By creating a system to help himself focus on his goals and measure his progress, Franklin was able to accomplish far more than his contemporaries.
Systems are critical in any time management regimen. It is not enough to return e-mail and phone calls, handle paperwork and prepare reports on an ad hoc basis.
A sporadic approach will produce sporadic results. Setting aside time for performing routine tasks, using templates for your work, and having systems in place allow you to be both effective and efficient.
Another feature of Franklin’s approach was repetition. He focused on one objective every week, completing the cycle in 13 weeks and repeating the entire cycle four times a year. He repeated the process year after year.

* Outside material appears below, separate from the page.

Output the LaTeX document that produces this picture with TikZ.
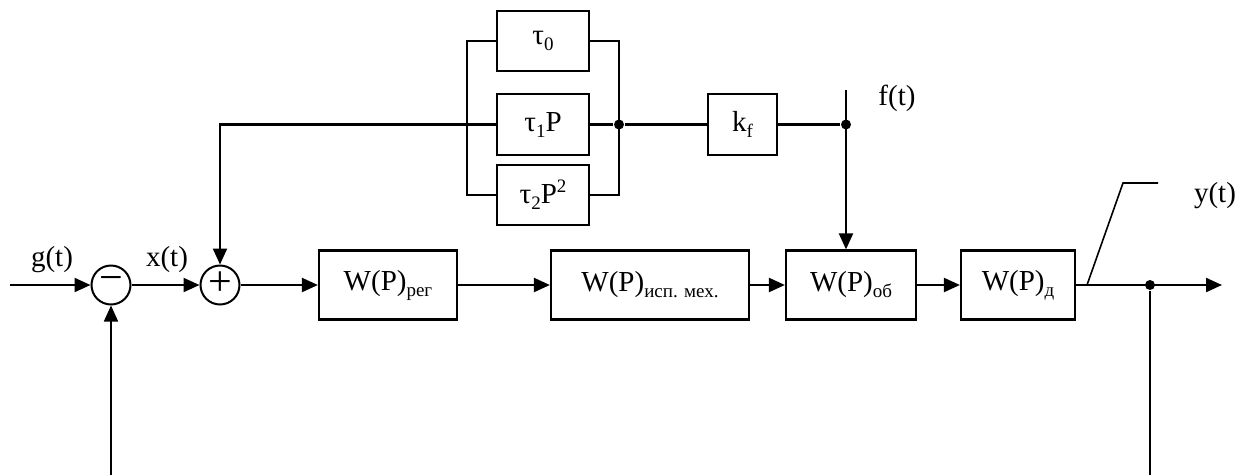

To use his own words, “Energy and persistence conquer all things.” Using time effectively is a matter of habit, and habits come from repetition.
Finally, Franklin organised and planned. The key to managing your time is organising your activities and planning strategies to complete them.
Every day should begin with a planning session. Part of this planning time should be in creating a prioritised “to do” list. In other words, you must have a system for organising and planning.
Someone once said: “If you fail to plan, you are planning to fail.” I don’t think it was Franklin, though … but it could have been!